La Semana Santa lega a su día de luz, de caridad, de amor, de sublime entrega, para rondar las tinieblas de un Viernes que presagia oscuridad, muerte y silencio.El Jueves Santo es una llama refulgente en el caleidoscopio del tiempo. Todo se hace más intimo el sentir, que en un milagro de transustanciación, se hizo eterno en una cena, horas antes de la traición, bajo las antorchas en un huerto, donde los olivos fueron testigos del primer paso para un desenlace cruento en el Calvario.

Cuando se cierren los Sagrarios, la hora tercia llegue, la sentencia injusta y cobarde dará paso a un luto que pondrá negrura en las conciencias.

Pero hoy es día de luz. De una claridad que el pueblo denominó con más brillo que el sol. Hoy, vivimos, por la gracia de Dios, el Día grande de la Semana Mayor en sus desfiles procesionales. Un Jueves Santo que ya en la infancia comenzamos a valorar en las enseñanzas de nuestros padres y en la contemplación de largas filas de nazarenos penitentes junto a sus imágenes más queridas en devoción familiar.

Un Jueves en que los altares de los templos se llenaban de luces y de flores y las visitas de los files a ellos son como un sacro recorrido de fe popular y tradicional.

Y en ese clima sencillo de las tradiciones, vestíamos nuestras mejores galas, para adorar al Señor. Las mujeres con la clásica mantilla española, hermoseaban su figura en una alegría que daba un protagonismo sincero y bello, en su caminar por los templos en oraciones ante la majestuosidad de unos altares que pregonaban la grandeza de un Dios en la Eucaristía.

En esa vivencia nostálgica de quienes hemos vividos muchos años, este Jueves Santo de ahora, se aleja mucho de aquella realidad. Pero sólo en la forma que la distancia del tiempo obliga. El fondo sigue inmutable. Es el mismo de ayer. La Eucaristía lo llena todo en un milagro que es símbolo de eternidad.
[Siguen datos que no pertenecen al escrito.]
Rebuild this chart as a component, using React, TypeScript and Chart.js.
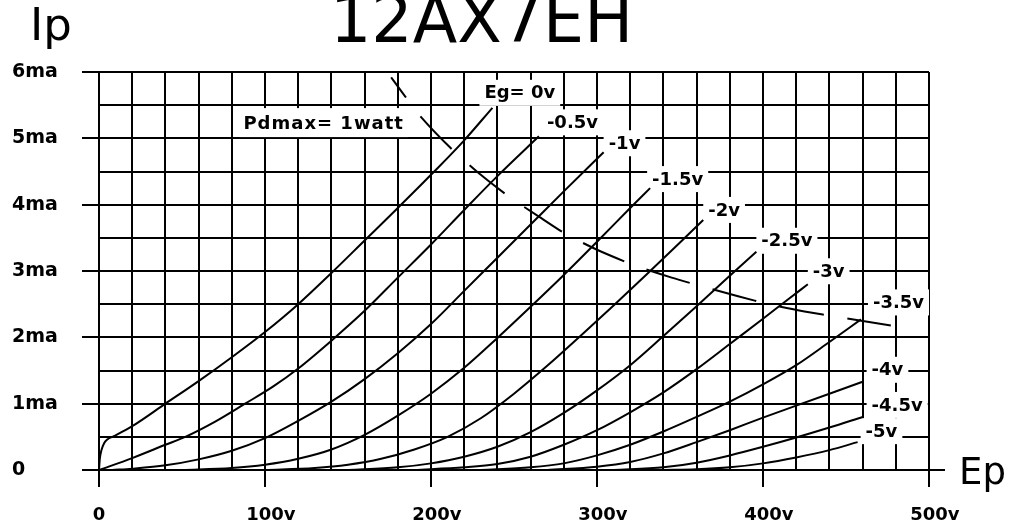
import React, { useEffect, useRef } from "react";
import { Chart, registerables } from "chart.js";

Chart.register(...registerables);

// ---------- data (Ep in volts, Ip in mA) ----------
const X_TICK_VALUES = [0, 100, 200, 300, 400, 500];
const X_TICK_LABELS = ["0", "100v", "200v", "300v", "400v", "500v"];
const Y_TICK_VALUES = [0, 1, 2, 3, 4, 5, 6];
const Y_TICK_LABELS = ["0", "1ma", "2ma", "3ma", "4ma", "5ma", "6ma"];

const EG_0V: [number, number][] = [[0, 0], [0.5, 0.17], [1.5, 0.3], [3, 0.4], [5, 0.46], [9, 0.51], [20, 0.66], [40, 1.0], [60, 1.34], [80, 1.7], [100, 2.08], [120, 2.5], [140, 2.97], [160, 3.46], [180, 3.95], [200, 4.45], [220, 4.97], [237, 5.46]];
const EG_M05V: [number, number][] = [[0, 0], [20, 0.18], [40, 0.38], [52, 0.5], [70, 0.73], [88, 1.0], [105, 1.26], [120, 1.53], [140, 1.95], [160, 2.4], [180, 2.9], [200, 3.4], [220, 3.92], [240, 4.43], [265, 5.03]];
const EG_M1V: [number, number][] = [[8, 0], [20, 0.02], [40, 0.07], [60, 0.16], [80, 0.29], [100, 0.48], [120, 0.74], [140, 1.03], [160, 1.37], [180, 1.76], [200, 2.2], [220, 2.7], [240, 3.2], [260, 3.7], [280, 4.2], [304, 4.79]];
const EG_M15V: [number, number][] = [[50, 0], [80, 0.03], [100, 0.08], [120, 0.17], [140, 0.31], [160, 0.53], [180, 0.82], [200, 1.15], [220, 1.54], [240, 1.99], [260, 2.46], [280, 2.94], [300, 3.44], [320, 3.95], [332, 4.25]];
const EG_M2V: [number, number][] = [[100, 0], [130, 0.03], [150, 0.08], [170, 0.17], [190, 0.31], [210, 0.5], [230, 0.78], [250, 1.15], [270, 1.57], [290, 2.02], [310, 2.48], [330, 2.95], [350, 3.43], [364, 3.77]];
const EG_M25V: [number, number][] = [[150, 0], [180, 0.04], [200, 0.1], [220, 0.2], [240, 0.35], [260, 0.57], [280, 0.86], [300, 1.2], [320, 1.58], [340, 2.02], [360, 2.47], [380, 2.93], [396, 3.29]];
const EG_M3V: [number, number][] = [[190, 0], [220, 0.04], [240, 0.09], [260, 0.2], [280, 0.38], [300, 0.6], [320, 0.87], [340, 1.17], [360, 1.52], [380, 1.9], [400, 2.28], [415, 2.57], [427, 2.8]];
const EG_M35V: [number, number][] = [[230, 0], [260, 0.04], [280, 0.1], [300, 0.22], [320, 0.38], [340, 0.58], [360, 0.8], [380, 1.03], [400, 1.29], [420, 1.58], [440, 1.93], [459, 2.27]];
const EG_M4V: [number, number][] = [[270, 0], [300, 0.05], [320, 0.12], [340, 0.25], [360, 0.42], [380, 0.6], [400, 0.79], [420, 0.97], [440, 1.15], [460, 1.33]];
const EG_M45V: [number, number][] = [[310, 0], [340, 0.04], [360, 0.11], [380, 0.22], [400, 0.35], [420, 0.49], [440, 0.64], [460, 0.8]];
const EG_M5V: [number, number][] = [[340, 0], [360, 0.01], [380, 0.04], [400, 0.1], [420, 0.19], [440, 0.3], [457, 0.42]];

const CURVES = [EG_0V, EG_M05V, EG_M1V, EG_M15V, EG_M2V, EG_M25V, EG_M3V, EG_M35V, EG_M4V, EG_M45V, EG_M5V];
const CURVE_LABELS = ["Eg= 0v", "-0.5v", "-1v", "-1.5v", "-2v", "-2.5v", "-3v", "-3.5v", "-4v", "-4.5v", "-5v"];

// plate dissipation limit (1 W)
const PD_EP = [176, 193, 212, 230, 247, 265, 281, 300, 323, 345, 363, 385, 405, 425, 447, 477];
const PD_IP = [5.92, 5.35, 4.85, 4.45, 4.12, 3.82, 3.56, 3.32, 3.08, 2.9, 2.77, 2.62, 2.49, 2.39, 2.3, 2.18];
const PD_LABEL = "Pdmax= 1watt";
const PD_LABEL_AT = [87, 5.23];

const TITLE = "12AX7EH";
const Y_TITLE = "Ip";
const X_TITLE = "Ep";

// ---------- styles ----------
const INK = "#000";
const FONT = '"DejaVu Sans", sans-serif';
const LABEL_FONT = `bold 18px ${FONT}`;
const LABEL_DX = [-8, 8, 5, 2, 5, 5, 5, 12, 9, 9, 8];
const LABEL_DY = [-15, -14, -9, -9, -10, -11, -13, -17, -12, -12, -11];

const decorPlugin = {
  id: "decor",
  beforeDatasetsDraw(chart: any) {
    const { ctx, scales } = chart;
    const x = scales.x;
    const y = scales.y;
    ctx.save();
    ctx.font = LABEL_FONT;
    ctx.textBaseline = "middle";
    ctx.textAlign = "left";
    CURVES.forEach((pts, i) => {
      const last = pts[pts.length - 1];
      const px = x.getPixelForValue(last[0]) + LABEL_DX[i];
      const py = y.getPixelForValue(last[1]) + LABEL_DY[i];
      const w = ctx.measureText(CURVE_LABELS[i]).width;
      ctx.fillStyle = "#fff";
      ctx.fillRect(px - 5, py - 13, w + 10, 26);
      ctx.fillStyle = INK;
      ctx.fillText(CURVE_LABELS[i], px, py + 1);
    });
    // Pdmax label
    ctx.letterSpacing = "1px";
    const lx = x.getPixelForValue(PD_LABEL_AT[0]);
    const ly = y.getPixelForValue(PD_LABEL_AT[1]);
    const lw = ctx.measureText(PD_LABEL).width;
    ctx.fillStyle = "#fff";
    ctx.fillRect(lx - 4, ly - 15, lw + 8, 29);
    ctx.fillStyle = INK;
    ctx.fillText(PD_LABEL, lx, ly + 1);
    ctx.restore();
  },
  afterDraw(chart: any) {
    const { ctx, chartArea, scales } = chart;
    const x = scales.x;
    ctx.save();
    // x axis extended toward the "Ep" label
    ctx.strokeStyle = INK;
    ctx.lineWidth = 2;
    ctx.beginPath();
    ctx.moveTo(chartArea.right, chartArea.bottom);
    ctx.lineTo(chartArea.right + 16, chartArea.bottom);
    ctx.stroke();
    // x tick labels: number part centred on the tick
    ctx.fillStyle = INK;
    ctx.font = LABEL_FONT;
    ctx.textBaseline = "alphabetic";
    ctx.textAlign = "left";
    X_TICK_VALUES.forEach((v, i) => {
      const txt = X_TICK_LABELS[i];
      const num = txt.replace(/v$/, "");
      const nw = ctx.measureText(num).width;
      ctx.fillText(txt, x.getPixelForValue(v) - nw / 2, chartArea.bottom + 50);
    });
    // axis titles and chart title
    ctx.font = `45px ${FONT}`;
    ctx.fillText(Y_TITLE, 30, 40);
    ctx.font = `37px ${FONT}`;
    ctx.fillText(X_TITLE, chartArea.right + 30, chartArea.bottom + 14);
    ctx.font = `65px ${FONT}`;
    ctx.fillText(TITLE, 330, 42);
    ctx.restore();
  },
};

export default function App() {
  const canvasRef = useRef<HTMLCanvasElement | null>(null);

  useEffect(() => {
    document.body.style.margin = "0";
    document.documentElement.style.overflow = "hidden";
    const canvas = canvasRef.current;
    if (!canvas) return;

    const curveSets = CURVES.map((pts, i) => ({
      label: CURVE_LABELS[i],
      data: pts.map(([ep, ip]) => ({ x: ep, y: ip })),
      showLine: true,
      borderColor: INK,
      borderWidth: 2,
      pointRadius: 0,
      cubicInterpolationMode: "monotone" as const,
    }));
    const pdSet = {
      label: PD_LABEL,
      data: PD_EP.map((ep, i) => ({ x: ep, y: PD_IP[i] })),
      showLine: true,
      borderColor: INK,
      borderWidth: 2,
      pointRadius: 0,
      tension: 0.2,
      borderDash: [45, 24],
      borderDashOffset: 20,
    };

    const chart = new Chart(canvas, {
      type: "scatter",
      data: { datasets: [...curveSets, pdSet] },
      plugins: [decorPlugin],
      options: {
        animation: false,
        responsive: false,
        maintainAspectRatio: false,
        devicePixelRatio: 1,
        layout: { padding: { left: 12, right: 87, top: 72, bottom: 0 } },
        plugins: {
          legend: { display: false },
          tooltip: { enabled: false },
          title: { display: false },
        },
        scales: {
          x: {
            type: "linear",
            min: 0,
            max: 500,
            grid: {
              color: INK,
              lineWidth: 2,
              drawTicks: true,
              tickLength: 17,
              tickWidth: 2,
              tickColor: (c: any) => (c.tick && c.tick.value % 100 === 0 ? INK : "rgba(0,0,0,0)"),
            },
            border: { display: true, color: INK, width: 2 },
            ticks: { display: false, stepSize: 20, autoSkip: false },
            afterFit: (s: any) => {
              s.height = 58;
            },
          },
          y: {
            type: "linear",
            min: 0,
            max: 6,
            grid: {
              color: INK,
              lineWidth: 2,
              drawTicks: true,
              tickLength: 17,
              tickWidth: 2,
              tickColor: (c: any) => (c.tick && Number.isInteger(c.tick.value) ? INK : "rgba(0,0,0,0)"),
            },
            border: { display: true, color: INK, width: 2 },
            ticks: {
              stepSize: 0.5,
              autoSkip: false,
              crossAlign: "far",
              color: INK,
              font: { family: "DejaVu Sans", size: 19, weight: "bold" },
              callback: (v: any) => {
                const idx = Y_TICK_VALUES.indexOf(Number(v));
                return idx >= 0 ? Y_TICK_LABELS[idx] : "";
              },
            },
            afterFit: (s: any) => {
              s.width = 87;
            },
          },
        },
      },
    });
    return () => chart.destroy();
  }, []);

  return (
    <div style={{ width: 1016, height: 528, background: "#fff" }}>
      <canvas ref={canvasRef} width={1016} height={528} style={{ display: "block" }} />
    </div>
  );
}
Los que nacimos al comenzar la década de los treinta, del pasado siglo, guardamos en la mente aquellos impresionantes Jueves de altares destruidos, templos quemados, imágenes calcinadas, a los siguieron otros llenos de esperanzas, de lucha, de trabajos de renacer de Hermandades y Cofradías que iban dando nuevo carácter a estas celebraciones religiosas. Una Huelva renacía para continuar con sus tradiciones populares, con sus noches en las calles contemplando las figuras de una Pasión que se convertían en una catequesis, donde el Ripalda se nos hacia presente en nuestra profesión de fe. Hoy, el Jueves Santo, nos llena de entusiasmo en una ciudad, abierta en flor sobre el haz marino, donde el Amor se ofrece en pan y en vino se torna su azulada claridad. Todo será real en nuestros corazones. Pero en el caminar de la vida, todo pasará. Lo único que permanecerá para siempre serán aquellas palabras , donde Jesus ofreciéndose en cuerpo y alma, nos aseguró la mayor alegría, al afirmar que estaría con nosotros hasta la consumación de los siglos.